EMANUELE ci parla degli AFFRESCHI DI LOUIS DORIGNY A PALAZZO CAVALLI (Patrimonio Storico Artistico di Ateneo)
Non c'è un soggetto nella storia dell'arte che mi affascini quanto i putti. Louis Dorigny, in questa scena nello straordinario salone che affresca in Palazzo Cavalli, sembra omaggiarli con un tripudio di grazia giocosa in cui gli amorini, a gruppetti di due o tre, si dilettano con frecce, archi e faretre attorno alla madre Venere. Una vera joie de vivre in uno squarcio metafisico di cielo, che ci fa innamorare.

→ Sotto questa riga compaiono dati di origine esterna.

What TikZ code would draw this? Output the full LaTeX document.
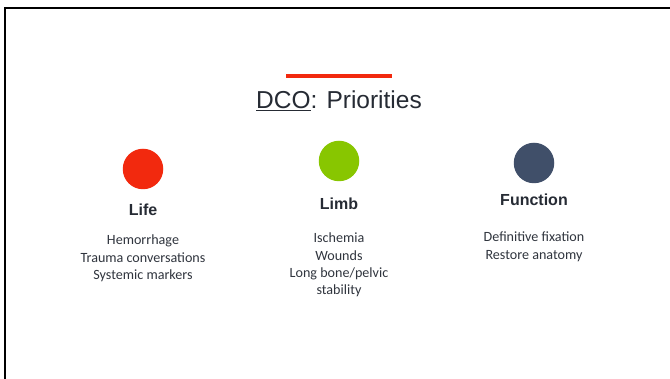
\documentclass[tikz,border=0pt]{standalone}
\usepackage{fontspec}
\setmainfont{Liberation Sans}
\newfontfamily\bodyfont{Carlito}
\definecolor{dcored}{HTML}{F2290E}
\definecolor{dcogreen}{HTML}{88C600}
\definecolor{dconavy}{HTML}{404F69}
\definecolor{dcotext}{HTML}{262B34}
\definecolor{dcoitem}{HTML}{30353E}
\begin{document}
\begin{tikzpicture}[x=1pt,y=1pt,
	dot/.style={circle,inner sep=0pt,minimum size=40.5pt},
	head/.style={font=\bfseries\fontsize{16}{19}\selectfont,text=dcotext,inner sep=0pt},
	items/.style={align=center,anchor=north,inner sep=0pt,text=dcoitem,font=\bodyfont\fontsize{14.1}{17.1}\selectfont}]
		\useasboundingbox (0,0) rectangle (670,379);
		\fill[white] (0,0) rectangle (670,379);
		% frame, cut off at the right and bottom
		\draw[line width=2.5pt] (5,0) -- (5,371) -- (670,371);
		% title with the red bar over it
		\draw[dcored,line width=3.6pt] (286,303) -- (392,303);
		\node[text=dcotext,font=\fontsize{24.5}{29}\selectfont] (title) at (339,278) {\underline{DCO}: Priorities};
		% the three priorities
		\node[dot,fill=dcored] (life) at (143,210) {};
		\node[head] (lifehead) at (143,169) {Life};
		\node[items] (lifeitems) at (143,144) {Hemorrhage\\Trauma conversations\\Systemic markers};
		\node[dot,fill=dcogreen] (limb) at (339,218) {};
		\node[head] (limbhead) at (339,175) {Limb};
		\node[items] (limbitems) at (339,146) {Ischemia\\Wounds\\Long bone/pelvic\\stability};
		\node[dot,fill=dconavy] (function) at (534,216) {};
		\node[head] (functionhead) at (534,179) {Function};
		\node[items] (functionitems) at (534,147) {Definitive fixation\\Restore anatomy};
\end{tikzpicture}
\end{document}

Nella foto: Louis Dorigny, 'Venere e Amorini', affresco, ante 1704, Salone nobile di Palazzo Cavalli, Padova.







SALVO ci parla dell'OLOTIPO DELLA TARTARUGA LIUTO (Museo di Zoologia)
Appena entrato al Museo di Zoologia, la prima cosa che ho fatto è stata andare a osservare dal vivo l’olotipo della Tartaruga liuto, quasi a volerla salutare per fargli sapere che ero arrivato in Museo e che mi sarei preso cura di lei. Sfiorandone il carapace affusolato e perfettamente idrodinamico, non ho potuto far a meno di apprezzare il pregio della preparazione, insolitamente bella per le tecniche tassidermiche settecentesche. Mi sono fermato a lungo a scrutare i suoi occhi di vetro dipinto, pensando a quanti luoghi e personaggi celebri avessero osservato e di quanti importanti eventi fossero stati testimoni per tre secoli... ma la cosa che più mi ha emozionato è stato rendermi conto che il prossimo tratto di strada lo avremmo percorso insieme.
Nella foto: L’Olotipo di Dermochelys coriacea (Vandelli 1761). L’esemplare fu catturato nel 1760 nei pressi di Ostia (Roma) e dopo la sua preparazione venne donato al Papa Clemente XIII. Da una lettera inedita del pontefice, datata 20 ottobre 1760, si apprende dell’invio della tartaruga a Padova, con l’intento di onorare l’Ateneo ed il Museo Vallisneriano. Domenico Vandelli, allievo di Antonio Vallisneri figlio, descrisse per esteso questa specie in un'epistola che inviò a Carlo Linneo nel 1761, facendo di questo esemplare il principale punto di riferimento scientifico della specie (l'olotipo).